Maybe I’m reading too much into this, but this announcement seems to be suggesting several things.
1) That contemporary music for Mass should not be allowed inside the church on Easter.
Now this is an idea that will have significant appeal in some quarters—indeed, I know those who might perhaps hope that this parish’s plans to set up the “full contemporary music group” outside in the churchyard is a transitional step, one that could lead next to moving the band off the property entirely. But I doubt this parish is moving in that direction.
Perhaps there is something in the bulletin’s declaration that the “Easter liturgies in the church will all be more traditional”—that the parish in question, without doing away with the drums entirely, is striving to present something a little more in line with Roman practice, at least to those in the sanctuary on Easter Sunday. But the text of the announcement still sanctions the idea that it is a matter of indifference to “prefer” another “style of music” at Mass, as if the forms of Christian worship were just a variety of iTunes to download at one’s pleasure. Confusing.

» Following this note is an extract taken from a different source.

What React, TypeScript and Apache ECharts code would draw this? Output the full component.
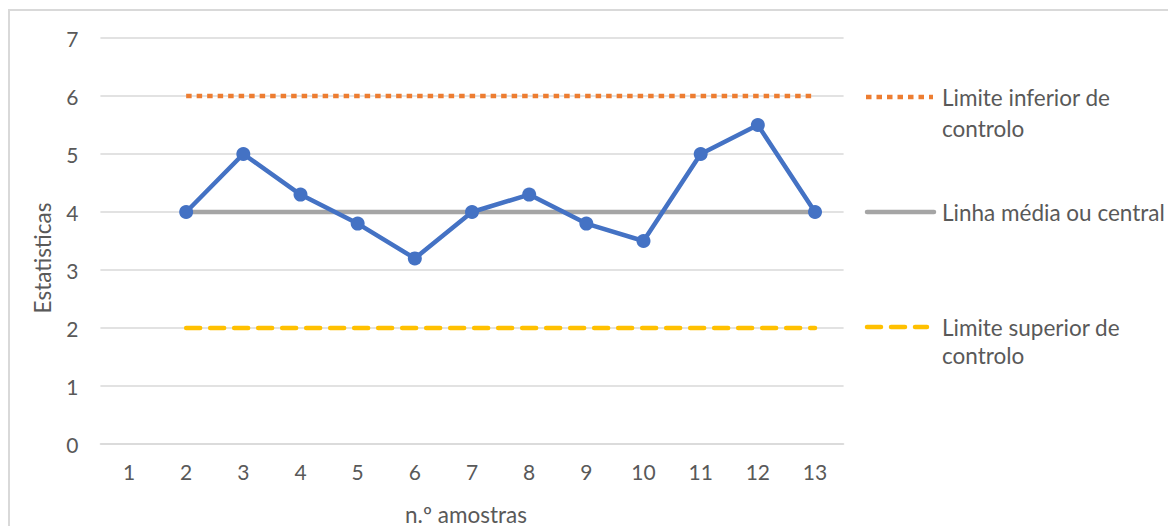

Perhaps the idea is instead 2) that families with small children should not be allowed inside the church on Easter.
This is perhaps a more plausible interpretation of the bulletin text. Easter Sunday Masses are always crowded, as the, er, irregular Mass attendees come out for something to do after breakfast. The presence of noisy children is inconvenient every Sunday, and especially so on big occasions.
Now dislike for noisy kids seems to bring together a lot of very different kinds of Catholics—self-styled progressives, pious old ladies clutching rosary beads, neo-orthodox clergy of a certain age–all united by a common dislike of the sound of the faithfully fertile. The first group has done its best to contracept their way into a childless Futurechurch, and they generally don’t appreciate reminders that there will be a next generation (and that it will be unlike them); the second group actually has its eyes turned to heaven, but they’re pretty sure they did a MUCH better job raising their own children than these utterly incompetent parents nowadays.
But is Easter really the right time for a parish to make a special effort to get faithful Catholic families to feel guilty about being at Mass? Should they be asked to wait outside, where there is weeping and gnashing of teeth and loud electronic drums and 200 watt bass amplifiers? Would there be no evangelical value in forcing the casual Catholics who have come out of the woodwork for Easter to cope with a sanctuary PACKED with innumerable flourishing families living the gospel of life in all of its disorderly, inconvenient, unruly sonic fury?
The bulletin announcement also says that the outdoor Mass is “for those who prefer (contemporary) music,” but it also purports to be for “families with small children”. Here’s a problem–what if these two groups happen not to overlap? What if I prefer contemporary liturgical music but have no patience for kids–where am I supposed to go on Easter Sunday? What if I have 9 children under the age of 7 but “prefer” to attend Masses at which the music conforms to the papal documents of the last 100 years rather than to the pop music of the last 20? Are big families expected to like loud contemporary music at Mass, because it’s the one thing louder than their tantrum-throwing 2 year olds? Is an outdoor rock Mass just the logical development of the cry room principle—put all the uncouth noisemakers together in an area well removed from the sanctuary?
This is all too confusing. I know where I’ll be on Easter Sunday.